## GIVEN REQUEST
Exclude the pictures and return every line exactly as written.

## PROVIDED DATA
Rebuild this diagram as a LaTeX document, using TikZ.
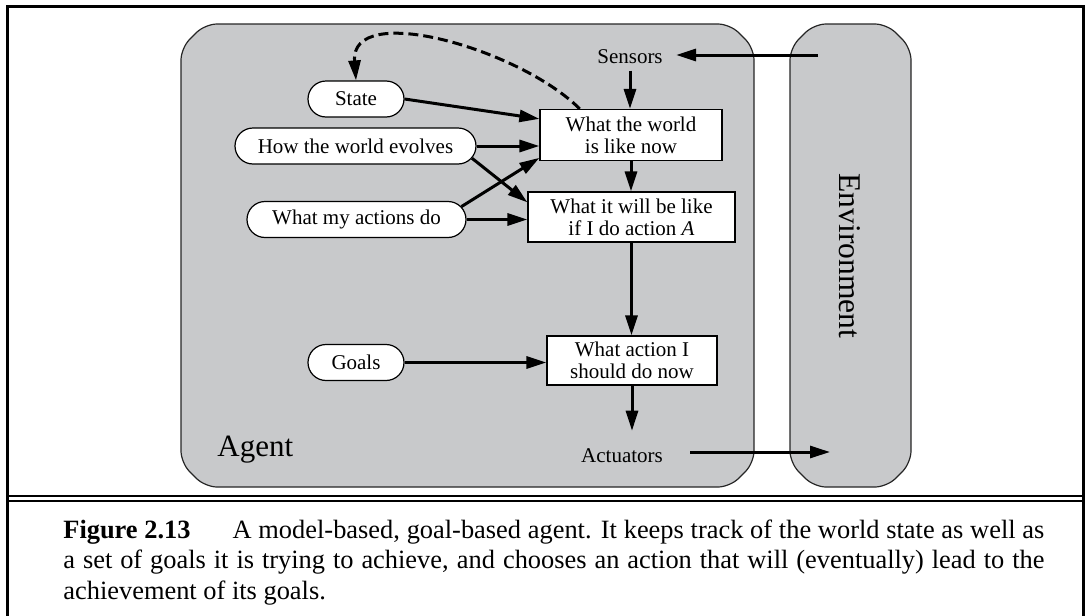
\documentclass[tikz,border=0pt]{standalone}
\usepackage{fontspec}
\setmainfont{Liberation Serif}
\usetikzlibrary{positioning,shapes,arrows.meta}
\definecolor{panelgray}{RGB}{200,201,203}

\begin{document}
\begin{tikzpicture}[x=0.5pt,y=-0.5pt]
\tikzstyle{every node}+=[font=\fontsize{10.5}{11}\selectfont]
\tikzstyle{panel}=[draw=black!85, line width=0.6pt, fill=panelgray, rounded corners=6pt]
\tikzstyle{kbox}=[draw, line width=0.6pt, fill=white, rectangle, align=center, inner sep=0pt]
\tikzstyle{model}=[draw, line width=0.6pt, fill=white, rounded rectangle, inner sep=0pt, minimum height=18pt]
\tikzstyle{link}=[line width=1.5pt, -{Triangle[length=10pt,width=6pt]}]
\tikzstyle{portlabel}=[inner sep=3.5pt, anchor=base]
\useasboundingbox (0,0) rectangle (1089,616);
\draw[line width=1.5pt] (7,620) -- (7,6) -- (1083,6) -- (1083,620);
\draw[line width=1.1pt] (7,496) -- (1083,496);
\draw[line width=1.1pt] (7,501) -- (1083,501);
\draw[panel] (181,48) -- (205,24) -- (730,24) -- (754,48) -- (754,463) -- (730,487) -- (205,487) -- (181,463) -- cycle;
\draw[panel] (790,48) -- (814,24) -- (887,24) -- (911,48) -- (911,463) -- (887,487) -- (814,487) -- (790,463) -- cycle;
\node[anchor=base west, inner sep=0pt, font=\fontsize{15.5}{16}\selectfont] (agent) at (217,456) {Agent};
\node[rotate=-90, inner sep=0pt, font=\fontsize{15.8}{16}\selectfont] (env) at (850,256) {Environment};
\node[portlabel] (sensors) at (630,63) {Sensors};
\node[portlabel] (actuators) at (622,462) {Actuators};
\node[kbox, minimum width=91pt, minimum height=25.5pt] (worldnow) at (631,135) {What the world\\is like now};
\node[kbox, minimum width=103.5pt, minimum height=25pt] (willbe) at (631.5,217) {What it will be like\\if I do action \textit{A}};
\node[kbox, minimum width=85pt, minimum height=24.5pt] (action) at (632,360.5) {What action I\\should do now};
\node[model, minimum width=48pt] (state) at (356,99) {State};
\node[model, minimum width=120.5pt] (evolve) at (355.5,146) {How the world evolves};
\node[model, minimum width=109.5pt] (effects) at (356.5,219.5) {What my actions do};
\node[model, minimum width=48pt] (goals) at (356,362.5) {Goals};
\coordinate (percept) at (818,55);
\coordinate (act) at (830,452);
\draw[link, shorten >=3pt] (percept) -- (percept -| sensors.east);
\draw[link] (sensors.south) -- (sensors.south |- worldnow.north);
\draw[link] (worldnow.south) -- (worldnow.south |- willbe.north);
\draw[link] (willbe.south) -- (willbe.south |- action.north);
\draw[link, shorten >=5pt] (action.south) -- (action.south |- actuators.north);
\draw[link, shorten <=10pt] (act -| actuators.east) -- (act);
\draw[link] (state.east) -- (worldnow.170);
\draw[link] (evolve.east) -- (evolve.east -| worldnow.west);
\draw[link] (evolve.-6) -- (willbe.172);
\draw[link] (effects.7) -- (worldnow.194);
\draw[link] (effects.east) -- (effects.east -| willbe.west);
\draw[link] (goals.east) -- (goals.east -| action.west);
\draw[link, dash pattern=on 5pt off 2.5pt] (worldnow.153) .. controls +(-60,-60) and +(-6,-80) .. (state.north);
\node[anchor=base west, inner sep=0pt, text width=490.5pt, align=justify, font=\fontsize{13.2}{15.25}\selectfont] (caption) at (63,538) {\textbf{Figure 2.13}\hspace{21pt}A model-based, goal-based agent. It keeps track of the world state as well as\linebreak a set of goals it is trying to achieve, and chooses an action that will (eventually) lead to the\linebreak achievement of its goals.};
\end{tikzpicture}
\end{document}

## WRITTEN SOLUTION
Rebuild this diagram as a LaTeX document, using TikZ.
\documentclass[tikz,border=0pt]{standalone}
\usepackage{fontspec}
\setmainfont{Liberation Serif}
\usetikzlibrary{positioning,shapes,arrows.meta}
\definecolor{panelgray}{RGB}{200,201,203}

\begin{document}
\begin{tikzpicture}[x=0.5pt,y=-0.5pt]
\tikzstyle{every node}+=[font=\fontsize{10.5}{11}\selectfont]
\tikzstyle{panel}=[draw=black!85, line width=0.6pt, fill=panelgray, rounded corners=6pt]
\tikzstyle{kbox}=[draw, line width=0.6pt, fill=white, rectangle, align=center, inner sep=0pt]
\tikzstyle{model}=[draw, line width=0.6pt, fill=white, rounded rectangle, inner sep=0pt, minimum height=18pt]
\tikzstyle{link}=[line width=1.5pt, -{Triangle[length=10pt,width=6pt]}]
\tikzstyle{portlabel}=[inner sep=3.5pt, anchor=base]
\useasboundingbox (0,0) rectangle (1089,616);
\draw[line width=1.5pt] (7,620) -- (7,6) -- (1083,6) -- (1083,620);
\draw[line width=1.1pt] (7,496) -- (1083,496);
\draw[line width=1.1pt] (7,501) -- (1083,501);
\draw[panel] (181,48) -- (205,24) -- (730,24) -- (754,48) -- (754,463) -- (730,487) -- (205,487) -- (181,463) -- cycle;
\draw[panel] (790,48) -- (814,24) -- (887,24) -- (911,48) -- (911,463) -- (887,487) -- (814,487) -- (790,463) -- cycle;
\node[anchor=base west, inner sep=0pt, font=\fontsize{15.5}{16}\selectfont] (agent) at (217,456) {Agent};
\node[rotate=-90, inner sep=0pt, font=\fontsize{15.8}{16}\selectfont] (env) at (850,256) {Environment};
\node[portlabel] (sensors) at (630,63) {Sensors};
\node[portlabel] (actuators) at (622,462) {Actuators};
\node[kbox, minimum width=91pt, minimum height=25.5pt] (worldnow) at (631,135) {What the world\\is like now};
\node[kbox, minimum width=103.5pt, minimum height=25pt] (willbe) at (631.5,217) {What it will be like\\if I do action \textit{A}};
\node[kbox, minimum width=85pt, minimum height=24.5pt] (action) at (632,360.5) {What action I\\should do now};
\node[model, minimum width=48pt] (state) at (356,99) {State};
\node[model, minimum width=120.5pt] (evolve) at (355.5,146) {How the world evolves};
\node[model, minimum width=109.5pt] (effects) at (356.5,219.5) {What my actions do};
\node[model, minimum width=48pt] (goals) at (356,362.5) {Goals};
\coordinate (percept) at (818,55);
\coordinate (act) at (830,452);
\draw[link, shorten >=3pt] (percept) -- (percept -| sensors.east);
\draw[link] (sensors.south) -- (sensors.south |- worldnow.north);
\draw[link] (worldnow.south) -- (worldnow.south |- willbe.north);
\draw[link] (willbe.south) -- (willbe.south |- action.north);
\draw[link, shorten >=5pt] (action.south) -- (action.south |- actuators.north);
\draw[link, shorten <=10pt] (act -| actuators.east) -- (act);
\draw[link] (state.east) -- (worldnow.170);
\draw[link] (evolve.east) -- (evolve.east -| worldnow.west);
\draw[link] (evolve.-6) -- (willbe.172);
\draw[link] (effects.7) -- (worldnow.194);
\draw[link] (effects.east) -- (effects.east -| willbe.west);
\draw[link] (goals.east) -- (goals.east -| action.west);
\draw[link, dash pattern=on 5pt off 2.5pt] (worldnow.153) .. controls +(-60,-60) and +(-6,-80) .. (state.north);
\node[anchor=base west, inner sep=0pt, text width=490.5pt, align=justify, font=\fontsize{13.2}{15.25}\selectfont] (caption) at (63,538) {\textbf{Figure 2.13}\hspace{21pt}A model-based, goal-based agent. It keeps track of the world state as well as\linebreak a set of goals it is trying to achieve, and chooses an action that will (eventually) lead to the\linebreak achievement of its goals.};
\end{tikzpicture}
\end{document}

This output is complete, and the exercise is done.